▶ THE REQUEST: Quote the entries below from the line with "Rebuild this chart" through the line with "color=RED, fontsize=14.5, family=SANS)", both ends included, and only those lines.

(Records with drawing code)
================================

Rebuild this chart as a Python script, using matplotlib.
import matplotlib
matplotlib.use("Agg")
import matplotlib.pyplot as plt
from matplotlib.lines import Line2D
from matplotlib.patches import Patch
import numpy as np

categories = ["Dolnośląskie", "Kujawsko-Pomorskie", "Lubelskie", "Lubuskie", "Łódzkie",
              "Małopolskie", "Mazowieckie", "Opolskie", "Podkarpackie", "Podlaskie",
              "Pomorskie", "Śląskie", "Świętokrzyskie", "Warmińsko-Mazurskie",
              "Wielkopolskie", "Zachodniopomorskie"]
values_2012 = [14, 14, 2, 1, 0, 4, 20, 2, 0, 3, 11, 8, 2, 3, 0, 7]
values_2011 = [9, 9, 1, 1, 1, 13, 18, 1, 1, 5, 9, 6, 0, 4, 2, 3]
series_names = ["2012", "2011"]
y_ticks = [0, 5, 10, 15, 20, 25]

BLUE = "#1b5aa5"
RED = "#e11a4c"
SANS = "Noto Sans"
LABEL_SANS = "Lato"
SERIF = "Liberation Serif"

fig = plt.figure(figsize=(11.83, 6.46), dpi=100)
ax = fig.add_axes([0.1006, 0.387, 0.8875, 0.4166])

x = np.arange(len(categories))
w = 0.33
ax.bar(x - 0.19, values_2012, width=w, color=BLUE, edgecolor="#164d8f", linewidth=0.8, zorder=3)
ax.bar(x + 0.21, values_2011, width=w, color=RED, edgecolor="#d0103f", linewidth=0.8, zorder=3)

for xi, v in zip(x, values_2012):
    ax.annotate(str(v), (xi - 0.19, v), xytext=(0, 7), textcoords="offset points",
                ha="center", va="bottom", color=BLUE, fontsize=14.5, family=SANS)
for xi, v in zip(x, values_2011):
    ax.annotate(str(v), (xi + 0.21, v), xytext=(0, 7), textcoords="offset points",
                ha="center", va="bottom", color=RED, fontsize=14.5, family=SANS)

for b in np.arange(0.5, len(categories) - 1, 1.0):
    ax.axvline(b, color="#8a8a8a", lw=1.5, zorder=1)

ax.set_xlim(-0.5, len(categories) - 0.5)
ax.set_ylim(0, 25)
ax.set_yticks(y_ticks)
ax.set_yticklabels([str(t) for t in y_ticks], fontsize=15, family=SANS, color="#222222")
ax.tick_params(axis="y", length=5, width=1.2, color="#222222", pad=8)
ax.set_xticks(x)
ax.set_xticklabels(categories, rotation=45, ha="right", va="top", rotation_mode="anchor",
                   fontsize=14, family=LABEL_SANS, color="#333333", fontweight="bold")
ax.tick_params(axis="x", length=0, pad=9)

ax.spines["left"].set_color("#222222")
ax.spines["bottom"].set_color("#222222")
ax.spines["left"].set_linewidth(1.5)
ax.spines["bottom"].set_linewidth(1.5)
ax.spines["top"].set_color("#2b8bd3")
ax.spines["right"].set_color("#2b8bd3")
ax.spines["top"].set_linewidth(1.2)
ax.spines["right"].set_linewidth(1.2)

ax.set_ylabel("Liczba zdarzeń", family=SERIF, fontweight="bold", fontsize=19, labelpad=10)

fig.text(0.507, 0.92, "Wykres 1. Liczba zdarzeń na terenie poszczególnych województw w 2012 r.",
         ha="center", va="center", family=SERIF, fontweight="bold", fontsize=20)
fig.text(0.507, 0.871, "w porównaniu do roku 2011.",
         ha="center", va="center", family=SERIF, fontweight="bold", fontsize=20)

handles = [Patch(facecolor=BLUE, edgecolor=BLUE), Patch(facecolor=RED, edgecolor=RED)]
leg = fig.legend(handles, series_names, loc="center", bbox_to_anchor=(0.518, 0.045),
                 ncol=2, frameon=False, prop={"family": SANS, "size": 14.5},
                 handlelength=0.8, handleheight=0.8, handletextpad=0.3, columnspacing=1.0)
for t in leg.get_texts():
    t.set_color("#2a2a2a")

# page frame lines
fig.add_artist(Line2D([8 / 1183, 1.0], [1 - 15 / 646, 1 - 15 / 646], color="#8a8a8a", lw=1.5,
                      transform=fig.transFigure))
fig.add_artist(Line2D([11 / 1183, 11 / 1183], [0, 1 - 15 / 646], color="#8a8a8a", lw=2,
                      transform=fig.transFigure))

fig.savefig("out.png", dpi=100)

================================

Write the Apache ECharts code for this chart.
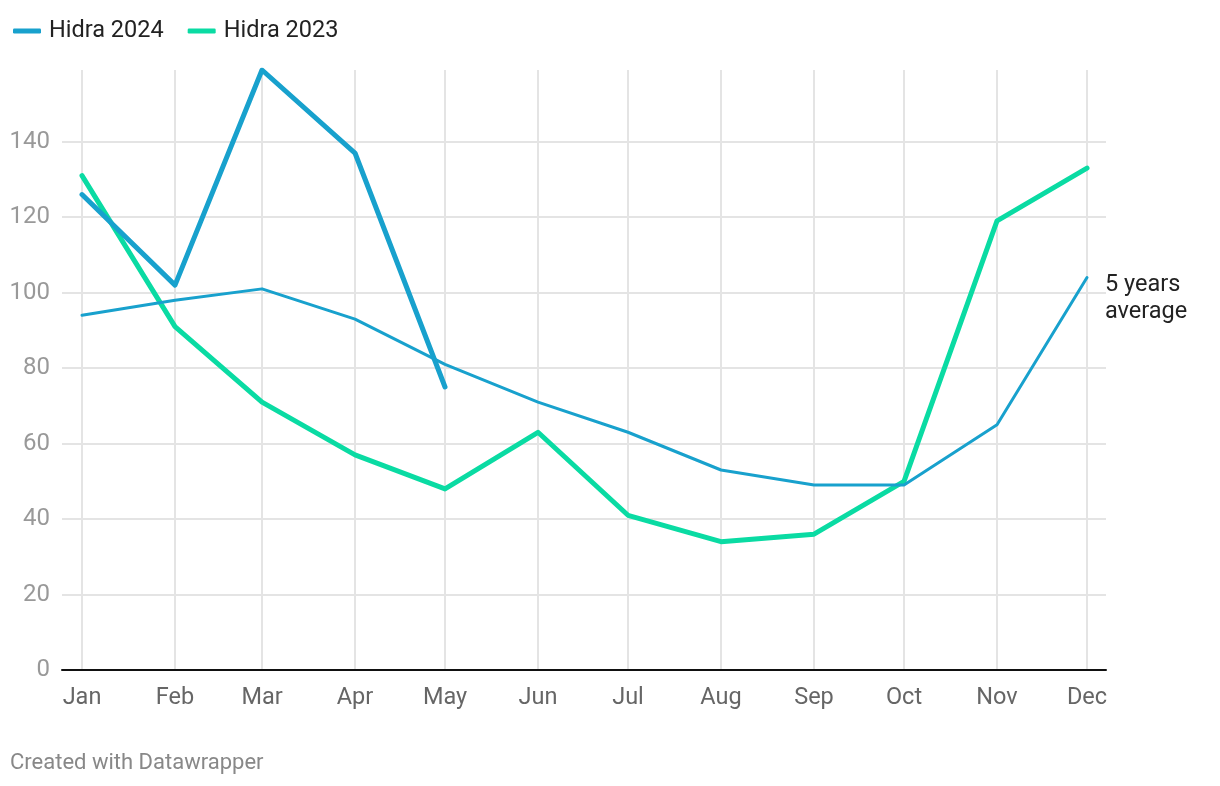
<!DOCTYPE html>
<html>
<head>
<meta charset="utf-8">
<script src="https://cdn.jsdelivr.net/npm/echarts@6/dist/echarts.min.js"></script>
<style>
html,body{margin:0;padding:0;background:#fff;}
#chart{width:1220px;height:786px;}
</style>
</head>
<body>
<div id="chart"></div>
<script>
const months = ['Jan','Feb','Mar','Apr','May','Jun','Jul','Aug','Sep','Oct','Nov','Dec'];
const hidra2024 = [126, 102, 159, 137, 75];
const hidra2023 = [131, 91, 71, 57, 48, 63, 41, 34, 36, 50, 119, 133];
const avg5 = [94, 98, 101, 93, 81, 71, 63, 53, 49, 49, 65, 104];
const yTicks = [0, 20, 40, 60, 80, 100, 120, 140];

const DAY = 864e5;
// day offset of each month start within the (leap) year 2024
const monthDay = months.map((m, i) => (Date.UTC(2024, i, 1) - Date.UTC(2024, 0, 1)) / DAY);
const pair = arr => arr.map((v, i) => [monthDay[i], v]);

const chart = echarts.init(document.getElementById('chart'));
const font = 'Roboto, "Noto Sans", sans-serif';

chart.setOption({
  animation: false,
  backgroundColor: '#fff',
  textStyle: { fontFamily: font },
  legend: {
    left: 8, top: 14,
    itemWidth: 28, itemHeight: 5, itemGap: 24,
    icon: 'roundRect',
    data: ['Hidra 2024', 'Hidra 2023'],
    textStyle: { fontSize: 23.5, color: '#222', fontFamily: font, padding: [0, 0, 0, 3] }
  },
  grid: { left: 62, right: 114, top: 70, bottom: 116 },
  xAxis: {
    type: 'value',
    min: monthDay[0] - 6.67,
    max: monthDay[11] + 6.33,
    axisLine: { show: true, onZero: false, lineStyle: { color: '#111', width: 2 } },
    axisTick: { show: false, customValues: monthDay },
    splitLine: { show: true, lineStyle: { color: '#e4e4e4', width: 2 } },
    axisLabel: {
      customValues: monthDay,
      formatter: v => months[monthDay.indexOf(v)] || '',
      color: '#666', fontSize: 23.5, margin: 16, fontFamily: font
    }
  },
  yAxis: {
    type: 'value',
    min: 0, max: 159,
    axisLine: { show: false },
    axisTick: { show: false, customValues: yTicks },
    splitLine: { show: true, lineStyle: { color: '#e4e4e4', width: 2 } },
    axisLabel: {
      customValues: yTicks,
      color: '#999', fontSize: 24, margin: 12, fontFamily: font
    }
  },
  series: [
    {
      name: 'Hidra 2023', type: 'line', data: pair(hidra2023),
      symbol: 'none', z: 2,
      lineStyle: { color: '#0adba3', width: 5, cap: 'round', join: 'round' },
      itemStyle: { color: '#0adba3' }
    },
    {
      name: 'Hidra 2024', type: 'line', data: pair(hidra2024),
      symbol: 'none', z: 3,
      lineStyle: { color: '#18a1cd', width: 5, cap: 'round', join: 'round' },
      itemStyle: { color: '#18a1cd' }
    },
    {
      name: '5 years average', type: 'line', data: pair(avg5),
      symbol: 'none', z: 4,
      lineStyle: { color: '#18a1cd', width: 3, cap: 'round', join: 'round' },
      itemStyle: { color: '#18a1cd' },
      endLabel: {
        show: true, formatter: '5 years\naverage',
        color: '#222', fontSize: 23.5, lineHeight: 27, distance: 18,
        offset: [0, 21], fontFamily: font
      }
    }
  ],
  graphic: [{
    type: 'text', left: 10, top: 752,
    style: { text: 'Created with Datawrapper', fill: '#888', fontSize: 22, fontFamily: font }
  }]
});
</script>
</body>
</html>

================================

▶ TASK ANSWER:
Rebuild this chart as a Python script, using matplotlib.
import matplotlib
matplotlib.use("Agg")
import matplotlib.pyplot as plt
from matplotlib.lines import Line2D
from matplotlib.patches import Patch
import numpy as np

categories = ["Dolnośląskie", "Kujawsko-Pomorskie", "Lubelskie", "Lubuskie", "Łódzkie",
              "Małopolskie", "Mazowieckie", "Opolskie", "Podkarpackie", "Podlaskie",
              "Pomorskie", "Śląskie", "Świętokrzyskie", "Warmińsko-Mazurskie",
              "Wielkopolskie", "Zachodniopomorskie"]
values_2012 = [14, 14, 2, 1, 0, 4, 20, 2, 0, 3, 11, 8, 2, 3, 0, 7]
values_2011 = [9, 9, 1, 1, 1, 13, 18, 1, 1, 5, 9, 6, 0, 4, 2, 3]
series_names = ["2012", "2011"]
y_ticks = [0, 5, 10, 15, 20, 25]

BLUE = "#1b5aa5"
RED = "#e11a4c"
SANS = "Noto Sans"
LABEL_SANS = "Lato"
SERIF = "Liberation Serif"

fig = plt.figure(figsize=(11.83, 6.46), dpi=100)
ax = fig.add_axes([0.1006, 0.387, 0.8875, 0.4166])

x = np.arange(len(categories))
w = 0.33
ax.bar(x - 0.19, values_2012, width=w, color=BLUE, edgecolor="#164d8f", linewidth=0.8, zorder=3)
ax.bar(x + 0.21, values_2011, width=w, color=RED, edgecolor="#d0103f", linewidth=0.8, zorder=3)

for xi, v in zip(x, values_2012):
    ax.annotate(str(v), (xi - 0.19, v), xytext=(0, 7), textcoords="offset points",
                ha="center", va="bottom", color=BLUE, fontsize=14.5, family=SANS)
for xi, v in zip(x, values_2011):
    ax.annotate(str(v), (xi + 0.21, v), xytext=(0, 7), textcoords="offset points",
                ha="center", va="bottom", color=RED, fontsize=14.5, family=SANS)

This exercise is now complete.